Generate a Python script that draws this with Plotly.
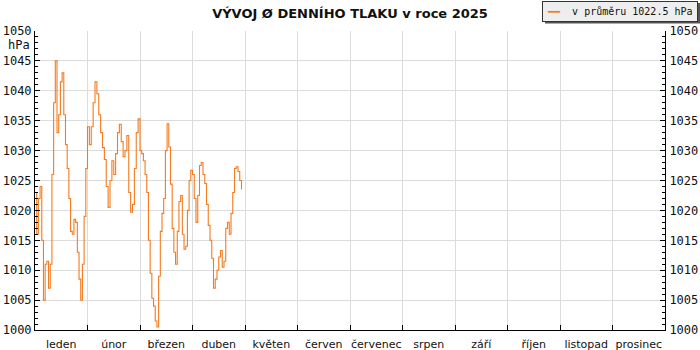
import plotly.graph_objects as go

months = ["leden", "únor", "březen", "duben", "květen", "červen",
          "červenec", "srpen", "září", "říjen", "listopad", "prosinec"]
days_in_month = [31, 28, 31, 30, 31, 30, 31, 31, 30, 31, 30, 31]

jan = [1023, 1016, 1022, 1024, 1015, 1005, 1011, 1011.5, 1007, 1011, 1026,
       1038, 1045, 1033, 1036, 1041.5, 1043, 1036, 1031, 1027, 1022, 1016.5,
       1016, 1018.5, 1018, 1013, 1008.5, 1005, 1011, 1019, 1027]
feb = [1034, 1031, 1034, 1038, 1041.5, 1039.5, 1036, 1033, 1030.5, 1028.5,
       1024, 1020.5, 1025, 1028.3, 1026, 1029.5, 1033, 1034.4, 1031.5, 1029,
       1030, 1032.5, 1023, 1019.7, 1021, 1027, 1033, 1035.3]
mar = [1030, 1029.5, 1028.3, 1026, 1023, 1015, 1009.5, 1005.3, 1004, 1001.5,
       1000.5, 1009, 1016.5, 1019.5, 1022, 1030, 1034.5, 1030.6, 1024.4, 1017,
       1013, 1011, 1016.5, 1021.5, 1022.5, 1016, 1013.5, 1014, 1020, 1025,
       1026.7]
apr = [1026, 1022, 1018, 1022.5, 1027.5, 1028, 1026, 1024.5, 1021, 1017.5,
       1015, 1012, 1007, 1008.5, 1010, 1012.2, 1013.3, 1010.5, 1011.5, 1017,
       1018, 1016, 1019.5, 1023, 1027, 1027.3, 1026.5, 1025, 1023.5]
monthly_values = [jan, feb, mar, apr]

y_ticks = list(range(1000, 1051, 5))
legend_label = "v průměru 1022.5 hPa"
title_text = "VÝVOJ Ø DENNÍHO TLAKU v roce 2025"
line_color = "#f47b20"

# build x positions: month index + fraction of month
xs, ys = [], []
for m, vals in enumerate(monthly_values):
    n = days_in_month[m]
    for d, v in enumerate(vals):
        xs.append(m + d / n)
        ys.append(v)

W, H = 700, 350
L, R, T, B = 35, 35, 31, 20
pw, ph = W - L - R, H - T - B


def px_x(p):
    return (p - L) / pw


def px_y(p):
    return (H - B - p) / ph


fig = go.Figure()
fig.add_trace(go.Scatter(x=xs, y=ys, mode="lines", name=legend_label,
                         line=dict(color=line_color, width=1.1, shape="hv"),
                         showlegend=False))
fig.add_trace(go.Scatter(x=[None], y=[None], yaxis="y2", showlegend=False,
                         hoverinfo="skip"))

mono = dict(family="DejaVu Sans Mono", size=12, color="#111")

yax = dict(range=[1000, 1050], tickmode="array", tickvals=y_ticks,
           ticks="inside", ticklen=5, tickcolor="black", showline=True,
           linecolor="black", linewidth=1, tickfont=mono, zeroline=False,
           automargin=False,
           minor=dict(dtick=1, ticks="inside", ticklen=3, tickcolor="black",
                      showgrid=False))

fig.update_layout(
    template="none",
    width=W, height=H,
    margin=dict(l=L, r=R, t=T, b=B, autoexpand=False),
    paper_bgcolor="white", plot_bgcolor="white",
    title=dict(text="<b>" + title_text + "</b>", x=0.5, xref="container",
               y=1 - 13 / H, yref="container", yanchor="middle",
               font=dict(family="DejaVu Sans", size=13, color="#111")),
    xaxis=dict(range=[0, 12], tickmode="array",
               tickvals=[i + 0.5 for i in range(12)], ticktext=months,
               ticks="", showgrid=False, showline=True, linecolor="black",
               linewidth=1, zeroline=False, automargin=False,
               ticklabelstandoff=4,
               tickfont=dict(family="DejaVu Sans", size=11, color="#111"),
               minor=dict(tickmode="array", tickvals=list(range(1, 12)),
                          ticks="inside", ticklen=5, tickcolor="black",
                          showgrid=True, gridcolor="#dcdcdc", gridwidth=1)),
    yaxis=dict(yax, showgrid=True, gridcolor="#dcdcdc", gridwidth=1,
               side="left"),
    yaxis2=dict(yax, overlaying="y", side="right", showgrid=False,
                matches="y", ticklabelstandoff=1),
    shapes=[dict(type="rect", xref="paper", yref="paper",
                 x0=px_x(545), x1=px_x(700), y0=px_y(23.5), y1=px_y(3),
                 fillcolor="#555555", line=dict(width=0), layer="above")],
    annotations=[
        dict(text="hPa", xref="paper", yref="paper", x=0, y=1,
             xanchor="right", yanchor="middle", xshift=-3, yshift=-14,
             showarrow=False, font=mono),
        dict(text='<span style="color:%s">━━</span>&nbsp;&nbsp;%s'
             % (line_color, legend_label),
             xref="paper", yref="paper", x=px_x(698), y=px_y(1),
             xanchor="right", yanchor="top", showarrow=False,
             bgcolor="#eeeeee", bordercolor="#333333", borderwidth=1,
             borderpad=4,
             font=dict(family="DejaVu Sans Mono", size=10, color="#111")),
    ],
)

fig.write_html("out.html",
               config={"displayModeBar": False},
               post_script="document.body.style.margin='0';"
                           "document.body.style.padding='0';")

^^^^^^^^

# TASK PROMPT
Transcribe the material as is, with images omitted.

# SOLVED EXERCISE
Generate a Python script that draws this with Plotly.
import plotly.graph_objects as go

months = ["leden", "únor", "březen", "duben", "květen", "červen",
          "červenec", "srpen", "září", "říjen", "listopad", "prosinec"]
days_in_month = [31, 28, 31, 30, 31, 30, 31, 31, 30, 31, 30, 31]

jan = [1023, 1016, 1022, 1024, 1015, 1005, 1011, 1011.5, 1007, 1011, 1026,
       1038, 1045, 1033, 1036, 1041.5, 1043, 1036, 1031, 1027, 1022, 1016.5,
       1016, 1018.5, 1018, 1013, 1008.5, 1005, 1011, 1019, 1027]
feb = [1034, 1031, 1034, 1038, 1041.5, 1039.5, 1036, 1033, 1030.5, 1028.5,
       1024, 1020.5, 1025, 1028.3, 1026, 1029.5, 1033, 1034.4, 1031.5, 1029,
       1030, 1032.5, 1023, 1019.7, 1021, 1027, 1033, 1035.3]
mar = [1030, 1029.5, 1028.3, 1026, 1023, 1015, 1009.5, 1005.3, 1004, 1001.5,
       1000.5, 1009, 1016.5, 1019.5, 1022, 1030, 1034.5, 1030.6, 1024.4, 1017,
       1013, 1011, 1016.5, 1021.5, 1022.5, 1016, 1013.5, 1014, 1020, 1025,
       1026.7]
apr = [1026, 1022, 1018, 1022.5, 1027.5, 1028, 1026, 1024.5, 1021, 1017.5,
       1015, 1012, 1007, 1008.5, 1010, 1012.2, 1013.3, 1010.5, 1011.5, 1017,
       1018, 1016, 1019.5, 1023, 1027, 1027.3, 1026.5, 1025, 1023.5]
monthly_values = [jan, feb, mar, apr]

y_ticks = list(range(1000, 1051, 5))
legend_label = "v průměru 1022.5 hPa"
title_text = "VÝVOJ Ø DENNÍHO TLAKU v roce 2025"
line_color = "#f47b20"

# build x positions: month index + fraction of month
xs, ys = [], []
for m, vals in enumerate(monthly_values):
    n = days_in_month[m]
    for d, v in enumerate(vals):
        xs.append(m + d / n)
        ys.append(v)

W, H = 700, 350
L, R, T, B = 35, 35, 31, 20
pw, ph = W - L - R, H - T - B


def px_x(p):
    return (p - L) / pw


def px_y(p):
    return (H - B - p) / ph


fig = go.Figure()
fig.add_trace(go.Scatter(x=xs, y=ys, mode="lines", name=legend_label,
                         line=dict(color=line_color, width=1.1, shape="hv"),
                         showlegend=False))
fig.add_trace(go.Scatter(x=[None], y=[None], yaxis="y2", showlegend=False,
                         hoverinfo="skip"))

mono = dict(family="DejaVu Sans Mono", size=12, color="#111")

yax = dict(range=[1000, 1050], tickmode="array", tickvals=y_ticks,
           ticks="inside", ticklen=5, tickcolor="black", showline=True,
           linecolor="black", linewidth=1, tickfont=mono, zeroline=False,
           automargin=False,
           minor=dict(dtick=1, ticks="inside", ticklen=3, tickcolor="black",
                      showgrid=False))

fig.update_layout(
    template="none",
    width=W, height=H,
    margin=dict(l=L, r=R, t=T, b=B, autoexpand=False),
    paper_bgcolor="white", plot_bgcolor="white",
    title=dict(text="<b>" + title_text + "</b>", x=0.5, xref="container",
               y=1 - 13 / H, yref="container", yanchor="middle",
               font=dict(family="DejaVu Sans", size=13, color="#111")),
    xaxis=dict(range=[0, 12], tickmode="array",
               tickvals=[i + 0.5 for i in range(12)], ticktext=months,
               ticks="", showgrid=False, showline=True, linecolor="black",
               linewidth=1, zeroline=False, automargin=False,
               ticklabelstandoff=4,
               tickfont=dict(family="DejaVu Sans", size=11, color="#111"),
               minor=dict(tickmode="array", tickvals=list(range(1, 12)),
                          ticks="inside", ticklen=5, tickcolor="black",
                          showgrid=True, gridcolor="#dcdcdc", gridwidth=1)),
    yaxis=dict(yax, showgrid=True, gridcolor="#dcdcdc", gridwidth=1,
               side="left"),
    yaxis2=dict(yax, overlaying="y", side="right", showgrid=False,
                matches="y", ticklabelstandoff=1),
    shapes=[dict(type="rect", xref="paper", yref="paper",
                 x0=px_x(545), x1=px_x(700), y0=px_y(23.5), y1=px_y(3),
                 fillcolor="#555555", line=dict(width=0), layer="above")],
    annotations=[
        dict(text="hPa", xref="paper", yref="paper", x=0, y=1,
             xanchor="right", yanchor="middle", xshift=-3, yshift=-14,
             showarrow=False, font=mono),
        dict(text='<span style="color:%s">━━</span>&nbsp;&nbsp;%s'
             % (line_color, legend_label),
             xref="paper", yref="paper", x=px_x(698), y=px_y(1),
             xanchor="right", yanchor="top", showarrow=False,
             bgcolor="#eeeeee", bordercolor="#333333", borderwidth=1,
             borderpad=4,
             font=dict(family="DejaVu Sans Mono", size=10, color="#111")),
    ],
)

fig.write_html("out.html",
               config={"displayModeBar": False},
               post_script="document.body.style.margin='0';"
                           "document.body.style.padding='0';")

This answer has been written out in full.